Stored rows:
□ □ □ □

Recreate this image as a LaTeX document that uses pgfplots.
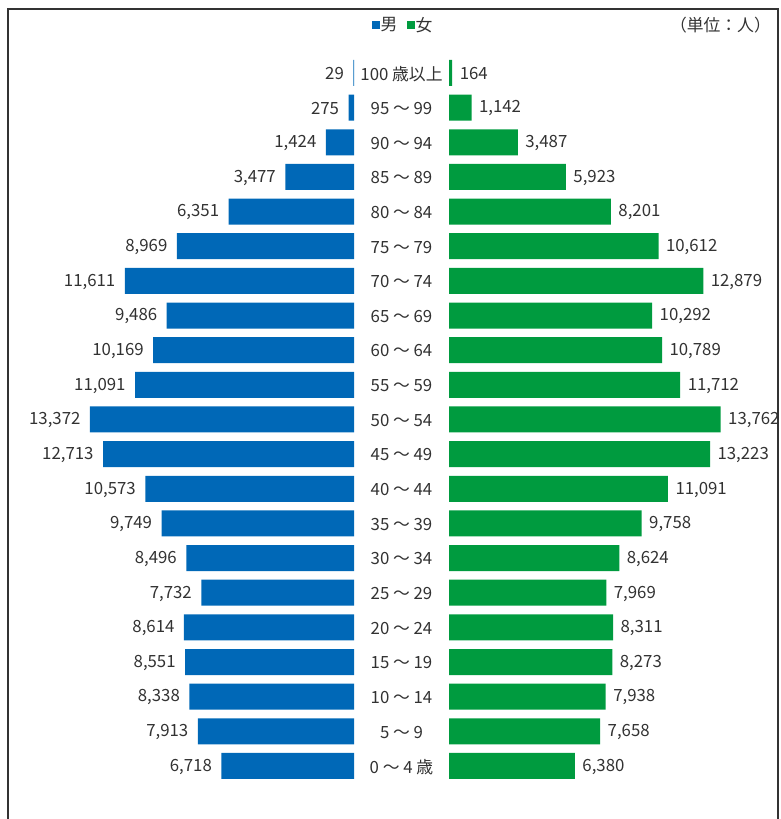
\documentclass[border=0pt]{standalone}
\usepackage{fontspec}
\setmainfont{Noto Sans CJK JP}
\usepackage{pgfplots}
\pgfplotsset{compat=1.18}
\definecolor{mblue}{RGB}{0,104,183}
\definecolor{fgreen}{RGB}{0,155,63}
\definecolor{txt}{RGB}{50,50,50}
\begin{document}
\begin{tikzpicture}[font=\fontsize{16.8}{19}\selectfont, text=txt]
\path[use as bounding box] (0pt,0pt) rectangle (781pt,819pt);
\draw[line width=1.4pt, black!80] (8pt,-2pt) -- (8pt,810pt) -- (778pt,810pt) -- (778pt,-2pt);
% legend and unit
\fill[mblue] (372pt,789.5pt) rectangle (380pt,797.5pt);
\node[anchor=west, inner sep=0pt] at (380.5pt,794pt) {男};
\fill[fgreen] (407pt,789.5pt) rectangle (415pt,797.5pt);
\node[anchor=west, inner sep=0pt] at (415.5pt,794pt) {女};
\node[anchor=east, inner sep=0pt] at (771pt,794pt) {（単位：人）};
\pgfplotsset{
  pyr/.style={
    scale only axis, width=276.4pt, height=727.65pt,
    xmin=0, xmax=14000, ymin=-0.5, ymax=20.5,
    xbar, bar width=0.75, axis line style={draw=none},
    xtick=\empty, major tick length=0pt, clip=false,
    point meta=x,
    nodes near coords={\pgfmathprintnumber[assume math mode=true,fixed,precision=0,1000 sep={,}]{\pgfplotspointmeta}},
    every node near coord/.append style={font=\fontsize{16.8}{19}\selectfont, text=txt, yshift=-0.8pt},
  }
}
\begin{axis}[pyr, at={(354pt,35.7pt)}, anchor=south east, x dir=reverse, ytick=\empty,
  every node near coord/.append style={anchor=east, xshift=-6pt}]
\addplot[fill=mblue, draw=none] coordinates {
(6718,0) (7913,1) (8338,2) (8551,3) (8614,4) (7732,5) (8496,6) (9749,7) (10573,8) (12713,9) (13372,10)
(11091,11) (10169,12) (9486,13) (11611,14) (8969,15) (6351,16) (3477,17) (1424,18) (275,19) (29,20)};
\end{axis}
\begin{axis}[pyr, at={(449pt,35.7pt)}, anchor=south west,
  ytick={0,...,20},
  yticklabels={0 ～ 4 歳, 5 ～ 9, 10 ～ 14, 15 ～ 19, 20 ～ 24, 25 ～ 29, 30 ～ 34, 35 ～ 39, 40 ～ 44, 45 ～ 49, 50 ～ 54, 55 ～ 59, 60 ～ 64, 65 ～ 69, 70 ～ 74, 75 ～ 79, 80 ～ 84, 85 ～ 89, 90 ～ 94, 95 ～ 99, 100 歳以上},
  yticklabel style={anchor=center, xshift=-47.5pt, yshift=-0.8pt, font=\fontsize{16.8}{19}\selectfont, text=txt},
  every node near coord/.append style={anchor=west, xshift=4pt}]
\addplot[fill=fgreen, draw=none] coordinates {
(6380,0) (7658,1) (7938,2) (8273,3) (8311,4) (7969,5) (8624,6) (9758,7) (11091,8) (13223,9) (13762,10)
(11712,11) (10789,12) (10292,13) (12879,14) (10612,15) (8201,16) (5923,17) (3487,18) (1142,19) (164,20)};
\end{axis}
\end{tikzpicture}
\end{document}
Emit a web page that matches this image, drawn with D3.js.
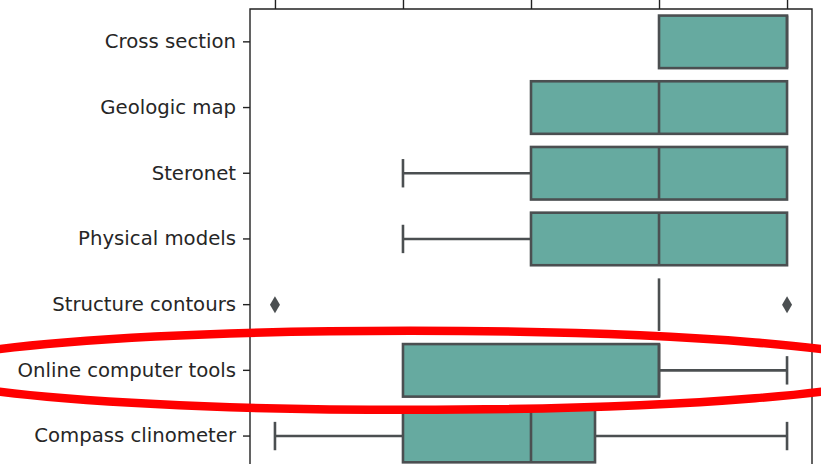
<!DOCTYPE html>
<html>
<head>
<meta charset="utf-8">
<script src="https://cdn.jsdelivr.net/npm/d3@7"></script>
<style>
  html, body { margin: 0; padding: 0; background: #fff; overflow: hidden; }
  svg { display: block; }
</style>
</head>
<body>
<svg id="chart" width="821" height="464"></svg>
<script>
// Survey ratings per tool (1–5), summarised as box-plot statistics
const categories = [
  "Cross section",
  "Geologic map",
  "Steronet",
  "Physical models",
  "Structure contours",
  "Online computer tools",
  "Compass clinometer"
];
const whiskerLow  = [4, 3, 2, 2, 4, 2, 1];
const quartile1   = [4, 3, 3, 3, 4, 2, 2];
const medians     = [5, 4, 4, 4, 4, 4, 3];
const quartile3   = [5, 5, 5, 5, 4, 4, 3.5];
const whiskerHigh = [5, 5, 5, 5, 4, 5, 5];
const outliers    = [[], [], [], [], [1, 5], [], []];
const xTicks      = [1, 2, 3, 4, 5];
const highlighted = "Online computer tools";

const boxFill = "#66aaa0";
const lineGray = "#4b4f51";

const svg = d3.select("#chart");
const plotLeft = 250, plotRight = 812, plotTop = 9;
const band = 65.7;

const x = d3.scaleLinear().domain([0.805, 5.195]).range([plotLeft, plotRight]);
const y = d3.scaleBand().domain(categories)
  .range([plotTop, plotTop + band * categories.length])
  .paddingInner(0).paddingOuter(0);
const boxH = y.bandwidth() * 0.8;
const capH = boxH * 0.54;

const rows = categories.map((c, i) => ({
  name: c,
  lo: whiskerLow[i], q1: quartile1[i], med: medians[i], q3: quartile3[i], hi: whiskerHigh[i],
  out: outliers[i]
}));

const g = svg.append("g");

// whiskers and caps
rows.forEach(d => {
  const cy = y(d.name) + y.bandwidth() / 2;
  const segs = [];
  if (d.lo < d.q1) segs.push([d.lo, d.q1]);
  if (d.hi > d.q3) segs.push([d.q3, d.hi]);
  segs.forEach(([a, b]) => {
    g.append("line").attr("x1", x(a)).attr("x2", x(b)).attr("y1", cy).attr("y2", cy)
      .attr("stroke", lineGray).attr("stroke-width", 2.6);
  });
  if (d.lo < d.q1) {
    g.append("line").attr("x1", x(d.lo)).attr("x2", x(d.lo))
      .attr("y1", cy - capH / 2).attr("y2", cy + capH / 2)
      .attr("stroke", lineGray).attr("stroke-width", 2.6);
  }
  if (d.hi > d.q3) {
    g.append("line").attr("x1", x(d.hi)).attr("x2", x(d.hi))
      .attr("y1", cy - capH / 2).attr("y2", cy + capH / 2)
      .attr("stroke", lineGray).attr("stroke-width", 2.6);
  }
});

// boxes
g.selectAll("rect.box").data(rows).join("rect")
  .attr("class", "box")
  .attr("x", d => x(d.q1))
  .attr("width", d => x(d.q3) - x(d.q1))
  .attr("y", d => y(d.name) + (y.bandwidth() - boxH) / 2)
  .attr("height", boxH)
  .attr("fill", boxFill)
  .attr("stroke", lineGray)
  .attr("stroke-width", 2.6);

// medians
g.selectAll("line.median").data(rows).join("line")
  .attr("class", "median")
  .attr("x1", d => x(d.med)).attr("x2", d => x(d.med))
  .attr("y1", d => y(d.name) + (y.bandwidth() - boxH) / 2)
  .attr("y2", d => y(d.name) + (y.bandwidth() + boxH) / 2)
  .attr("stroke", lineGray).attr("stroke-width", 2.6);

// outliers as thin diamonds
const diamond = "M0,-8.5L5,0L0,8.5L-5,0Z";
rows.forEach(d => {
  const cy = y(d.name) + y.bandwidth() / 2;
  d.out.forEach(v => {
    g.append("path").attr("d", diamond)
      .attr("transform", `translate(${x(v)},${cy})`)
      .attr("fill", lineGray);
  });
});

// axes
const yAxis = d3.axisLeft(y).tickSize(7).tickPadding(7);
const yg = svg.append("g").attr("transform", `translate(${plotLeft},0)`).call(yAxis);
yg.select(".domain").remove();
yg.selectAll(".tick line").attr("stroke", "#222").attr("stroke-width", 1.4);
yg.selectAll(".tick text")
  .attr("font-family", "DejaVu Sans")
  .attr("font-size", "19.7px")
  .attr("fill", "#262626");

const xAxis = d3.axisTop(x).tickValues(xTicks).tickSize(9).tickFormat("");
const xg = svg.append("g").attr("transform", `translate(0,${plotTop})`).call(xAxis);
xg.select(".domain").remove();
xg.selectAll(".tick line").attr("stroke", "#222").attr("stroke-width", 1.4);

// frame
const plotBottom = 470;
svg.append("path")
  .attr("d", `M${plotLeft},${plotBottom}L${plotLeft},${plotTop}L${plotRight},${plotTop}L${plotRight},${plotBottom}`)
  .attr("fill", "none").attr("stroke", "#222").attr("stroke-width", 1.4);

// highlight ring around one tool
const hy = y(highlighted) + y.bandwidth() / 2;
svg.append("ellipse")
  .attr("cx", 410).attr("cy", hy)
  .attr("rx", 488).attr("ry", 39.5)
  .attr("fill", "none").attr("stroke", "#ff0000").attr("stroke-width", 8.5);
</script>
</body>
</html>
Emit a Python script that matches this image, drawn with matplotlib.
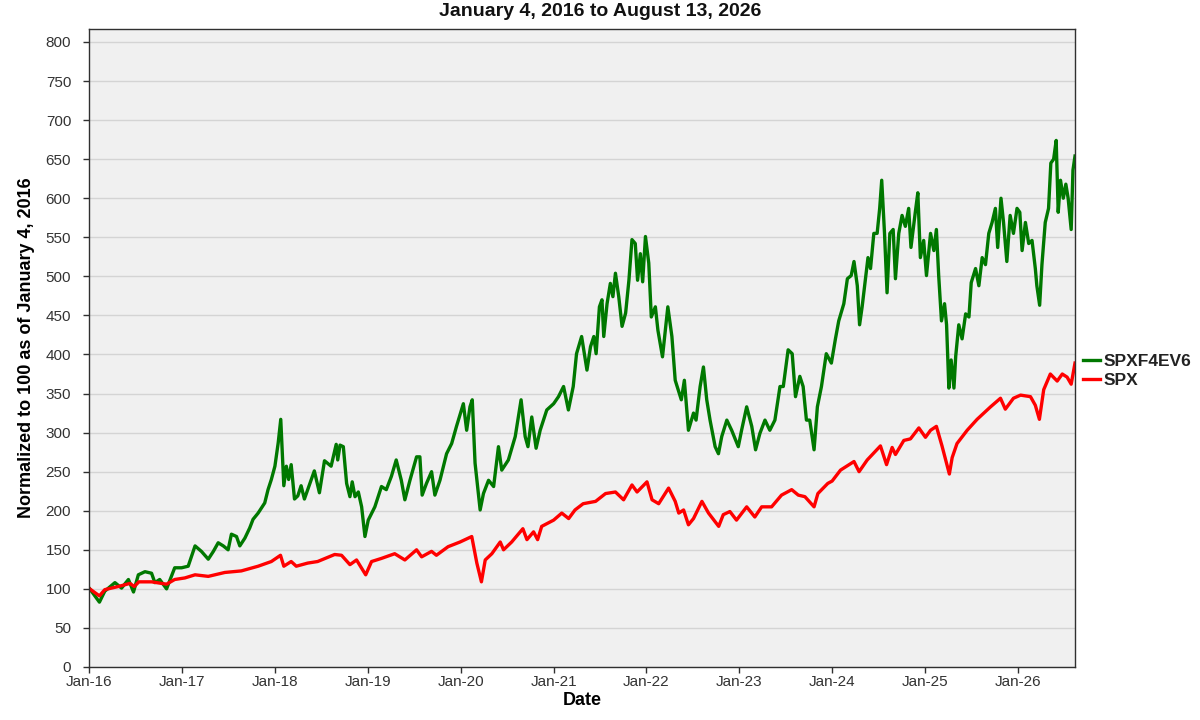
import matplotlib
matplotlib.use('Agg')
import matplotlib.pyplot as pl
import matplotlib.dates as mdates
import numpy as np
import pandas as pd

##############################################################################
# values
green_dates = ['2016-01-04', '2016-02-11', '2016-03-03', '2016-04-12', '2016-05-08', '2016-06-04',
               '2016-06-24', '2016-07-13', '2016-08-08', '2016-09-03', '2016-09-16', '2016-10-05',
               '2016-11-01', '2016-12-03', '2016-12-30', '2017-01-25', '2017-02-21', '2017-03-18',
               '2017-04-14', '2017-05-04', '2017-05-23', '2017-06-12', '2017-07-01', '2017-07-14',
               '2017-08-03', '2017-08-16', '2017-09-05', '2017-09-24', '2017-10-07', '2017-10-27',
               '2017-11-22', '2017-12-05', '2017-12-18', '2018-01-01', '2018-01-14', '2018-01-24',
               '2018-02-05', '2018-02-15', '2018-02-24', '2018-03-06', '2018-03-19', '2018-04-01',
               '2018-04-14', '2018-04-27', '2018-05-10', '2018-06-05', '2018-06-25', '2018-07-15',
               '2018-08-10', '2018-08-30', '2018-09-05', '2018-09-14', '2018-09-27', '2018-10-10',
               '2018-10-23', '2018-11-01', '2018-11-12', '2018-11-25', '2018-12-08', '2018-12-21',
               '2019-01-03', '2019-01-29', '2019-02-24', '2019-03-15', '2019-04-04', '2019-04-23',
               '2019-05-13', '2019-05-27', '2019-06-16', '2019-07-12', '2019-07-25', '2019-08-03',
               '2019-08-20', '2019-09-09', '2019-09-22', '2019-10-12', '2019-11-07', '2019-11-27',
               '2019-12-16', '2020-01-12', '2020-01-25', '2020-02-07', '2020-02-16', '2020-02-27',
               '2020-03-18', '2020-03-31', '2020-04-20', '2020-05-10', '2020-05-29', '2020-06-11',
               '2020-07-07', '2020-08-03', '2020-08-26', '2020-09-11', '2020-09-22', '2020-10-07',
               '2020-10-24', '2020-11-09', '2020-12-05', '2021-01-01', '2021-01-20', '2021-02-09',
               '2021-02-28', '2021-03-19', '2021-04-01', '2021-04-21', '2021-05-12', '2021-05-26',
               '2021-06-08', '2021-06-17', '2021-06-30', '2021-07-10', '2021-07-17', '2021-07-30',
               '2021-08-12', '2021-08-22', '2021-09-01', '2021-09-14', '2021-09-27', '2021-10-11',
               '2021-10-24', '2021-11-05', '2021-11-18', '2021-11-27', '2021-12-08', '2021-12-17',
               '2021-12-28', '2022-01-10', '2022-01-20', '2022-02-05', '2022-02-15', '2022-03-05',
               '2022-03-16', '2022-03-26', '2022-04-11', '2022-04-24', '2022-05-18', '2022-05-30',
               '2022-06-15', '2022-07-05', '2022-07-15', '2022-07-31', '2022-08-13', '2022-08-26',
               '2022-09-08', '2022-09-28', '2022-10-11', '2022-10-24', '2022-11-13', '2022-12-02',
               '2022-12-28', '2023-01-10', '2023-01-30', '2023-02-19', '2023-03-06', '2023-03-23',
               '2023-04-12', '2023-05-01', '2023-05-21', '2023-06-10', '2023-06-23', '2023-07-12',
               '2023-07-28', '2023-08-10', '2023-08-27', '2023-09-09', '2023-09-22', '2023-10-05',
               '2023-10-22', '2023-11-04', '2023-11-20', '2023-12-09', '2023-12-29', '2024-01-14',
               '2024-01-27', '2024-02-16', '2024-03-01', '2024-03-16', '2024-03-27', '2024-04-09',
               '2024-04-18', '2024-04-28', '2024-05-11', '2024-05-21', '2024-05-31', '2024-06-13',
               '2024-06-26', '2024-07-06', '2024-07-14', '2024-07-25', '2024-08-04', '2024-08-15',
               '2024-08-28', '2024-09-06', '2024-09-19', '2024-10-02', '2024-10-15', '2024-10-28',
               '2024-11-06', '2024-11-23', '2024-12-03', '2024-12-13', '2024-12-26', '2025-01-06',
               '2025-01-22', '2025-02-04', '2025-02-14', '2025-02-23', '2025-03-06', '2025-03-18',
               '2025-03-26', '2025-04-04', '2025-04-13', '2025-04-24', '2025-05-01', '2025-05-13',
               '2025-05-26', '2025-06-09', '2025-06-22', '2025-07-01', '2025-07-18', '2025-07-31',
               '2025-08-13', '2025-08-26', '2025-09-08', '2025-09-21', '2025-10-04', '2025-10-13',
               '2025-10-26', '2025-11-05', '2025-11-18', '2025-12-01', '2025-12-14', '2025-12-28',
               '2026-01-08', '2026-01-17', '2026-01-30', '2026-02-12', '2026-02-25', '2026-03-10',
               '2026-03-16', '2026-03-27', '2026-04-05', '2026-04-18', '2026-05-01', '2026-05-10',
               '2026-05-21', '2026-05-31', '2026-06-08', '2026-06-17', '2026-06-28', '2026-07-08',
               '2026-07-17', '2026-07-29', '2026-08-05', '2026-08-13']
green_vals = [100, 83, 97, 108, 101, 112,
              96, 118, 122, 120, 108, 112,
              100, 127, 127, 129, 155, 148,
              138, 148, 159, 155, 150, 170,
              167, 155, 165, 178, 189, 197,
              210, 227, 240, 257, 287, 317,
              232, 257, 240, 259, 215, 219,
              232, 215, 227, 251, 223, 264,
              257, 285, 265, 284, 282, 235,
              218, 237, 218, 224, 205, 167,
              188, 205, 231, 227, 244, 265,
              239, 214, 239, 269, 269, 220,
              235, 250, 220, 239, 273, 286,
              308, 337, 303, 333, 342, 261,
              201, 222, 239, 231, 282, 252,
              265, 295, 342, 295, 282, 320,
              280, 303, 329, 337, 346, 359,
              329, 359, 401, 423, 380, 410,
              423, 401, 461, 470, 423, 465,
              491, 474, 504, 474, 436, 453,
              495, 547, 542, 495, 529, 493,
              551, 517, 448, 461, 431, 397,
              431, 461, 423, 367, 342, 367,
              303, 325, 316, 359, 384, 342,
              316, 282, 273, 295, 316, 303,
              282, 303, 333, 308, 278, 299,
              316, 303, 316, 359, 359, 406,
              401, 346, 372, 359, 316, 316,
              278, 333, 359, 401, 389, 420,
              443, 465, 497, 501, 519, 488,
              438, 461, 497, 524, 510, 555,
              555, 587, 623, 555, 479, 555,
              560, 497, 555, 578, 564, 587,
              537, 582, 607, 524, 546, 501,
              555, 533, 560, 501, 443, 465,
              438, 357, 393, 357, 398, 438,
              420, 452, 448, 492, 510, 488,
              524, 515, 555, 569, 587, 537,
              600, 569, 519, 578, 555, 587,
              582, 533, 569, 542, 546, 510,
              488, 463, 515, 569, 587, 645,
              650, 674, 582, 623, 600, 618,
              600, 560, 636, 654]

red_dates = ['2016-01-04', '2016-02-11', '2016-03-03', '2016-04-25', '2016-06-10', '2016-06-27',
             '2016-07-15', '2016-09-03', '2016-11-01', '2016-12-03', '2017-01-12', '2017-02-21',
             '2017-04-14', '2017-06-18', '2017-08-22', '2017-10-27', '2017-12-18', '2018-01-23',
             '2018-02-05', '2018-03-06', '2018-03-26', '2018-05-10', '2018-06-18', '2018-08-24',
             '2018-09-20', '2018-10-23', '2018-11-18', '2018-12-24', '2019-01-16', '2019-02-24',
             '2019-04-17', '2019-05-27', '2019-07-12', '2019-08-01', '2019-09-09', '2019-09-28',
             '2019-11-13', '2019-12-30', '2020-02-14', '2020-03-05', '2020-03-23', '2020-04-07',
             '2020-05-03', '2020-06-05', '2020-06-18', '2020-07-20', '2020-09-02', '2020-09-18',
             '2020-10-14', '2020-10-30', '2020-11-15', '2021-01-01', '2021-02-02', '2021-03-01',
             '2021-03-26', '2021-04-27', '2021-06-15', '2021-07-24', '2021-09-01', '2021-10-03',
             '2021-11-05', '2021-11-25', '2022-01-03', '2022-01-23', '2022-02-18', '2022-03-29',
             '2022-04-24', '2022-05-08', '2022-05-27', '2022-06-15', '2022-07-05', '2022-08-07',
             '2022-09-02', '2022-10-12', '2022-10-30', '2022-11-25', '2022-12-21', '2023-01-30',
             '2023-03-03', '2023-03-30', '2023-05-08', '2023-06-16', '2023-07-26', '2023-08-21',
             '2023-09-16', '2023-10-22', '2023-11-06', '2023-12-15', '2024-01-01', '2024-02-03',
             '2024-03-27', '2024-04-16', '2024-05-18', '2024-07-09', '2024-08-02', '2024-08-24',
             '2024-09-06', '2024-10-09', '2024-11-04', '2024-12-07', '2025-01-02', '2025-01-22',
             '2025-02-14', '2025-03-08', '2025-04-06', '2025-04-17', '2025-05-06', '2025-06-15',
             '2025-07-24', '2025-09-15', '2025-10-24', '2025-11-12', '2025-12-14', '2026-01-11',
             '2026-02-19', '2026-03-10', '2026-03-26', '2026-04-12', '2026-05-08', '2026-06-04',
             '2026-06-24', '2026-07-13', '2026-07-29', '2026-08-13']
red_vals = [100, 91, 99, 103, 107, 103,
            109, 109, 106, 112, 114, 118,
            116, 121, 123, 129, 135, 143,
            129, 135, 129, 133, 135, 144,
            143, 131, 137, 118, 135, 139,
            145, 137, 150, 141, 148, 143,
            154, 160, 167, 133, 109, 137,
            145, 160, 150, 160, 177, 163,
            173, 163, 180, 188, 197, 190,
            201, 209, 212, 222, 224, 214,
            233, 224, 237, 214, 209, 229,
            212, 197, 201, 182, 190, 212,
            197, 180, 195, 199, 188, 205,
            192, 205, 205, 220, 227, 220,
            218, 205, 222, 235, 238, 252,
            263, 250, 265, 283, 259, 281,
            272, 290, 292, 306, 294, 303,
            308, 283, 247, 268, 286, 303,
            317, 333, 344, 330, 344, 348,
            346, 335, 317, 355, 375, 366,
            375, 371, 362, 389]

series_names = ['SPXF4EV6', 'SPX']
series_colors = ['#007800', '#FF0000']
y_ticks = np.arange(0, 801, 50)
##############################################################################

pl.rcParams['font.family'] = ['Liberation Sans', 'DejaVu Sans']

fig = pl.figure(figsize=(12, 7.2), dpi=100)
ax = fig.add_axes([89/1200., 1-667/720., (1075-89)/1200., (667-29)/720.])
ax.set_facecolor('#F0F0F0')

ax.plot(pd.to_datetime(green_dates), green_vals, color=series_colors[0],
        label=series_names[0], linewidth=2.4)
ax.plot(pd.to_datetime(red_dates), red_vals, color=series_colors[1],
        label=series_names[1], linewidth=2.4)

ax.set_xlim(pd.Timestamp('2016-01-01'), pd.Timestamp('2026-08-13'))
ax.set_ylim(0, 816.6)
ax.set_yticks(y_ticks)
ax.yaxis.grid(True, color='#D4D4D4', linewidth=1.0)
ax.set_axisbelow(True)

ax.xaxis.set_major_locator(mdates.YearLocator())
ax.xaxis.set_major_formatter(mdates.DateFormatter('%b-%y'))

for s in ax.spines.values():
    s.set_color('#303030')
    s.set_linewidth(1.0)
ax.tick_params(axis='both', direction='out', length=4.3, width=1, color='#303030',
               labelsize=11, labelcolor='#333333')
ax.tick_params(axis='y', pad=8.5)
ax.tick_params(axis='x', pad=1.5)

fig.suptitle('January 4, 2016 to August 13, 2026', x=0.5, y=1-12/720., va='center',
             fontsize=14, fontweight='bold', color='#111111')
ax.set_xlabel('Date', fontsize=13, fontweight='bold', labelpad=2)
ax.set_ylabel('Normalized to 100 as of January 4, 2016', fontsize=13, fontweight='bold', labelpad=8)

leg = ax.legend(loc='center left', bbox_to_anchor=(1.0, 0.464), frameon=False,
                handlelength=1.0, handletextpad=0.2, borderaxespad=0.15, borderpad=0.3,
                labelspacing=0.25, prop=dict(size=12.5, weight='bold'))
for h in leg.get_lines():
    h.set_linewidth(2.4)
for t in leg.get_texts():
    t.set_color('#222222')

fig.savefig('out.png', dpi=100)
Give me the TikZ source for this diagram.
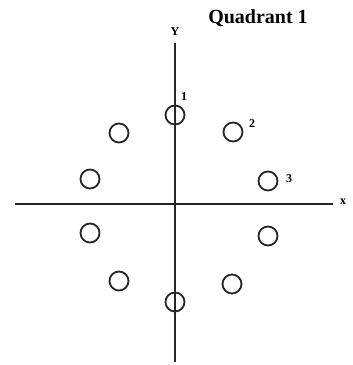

□ □ □ □

Given request: Count how many lines contain "matches" and give only that count.

Exercise answer: 2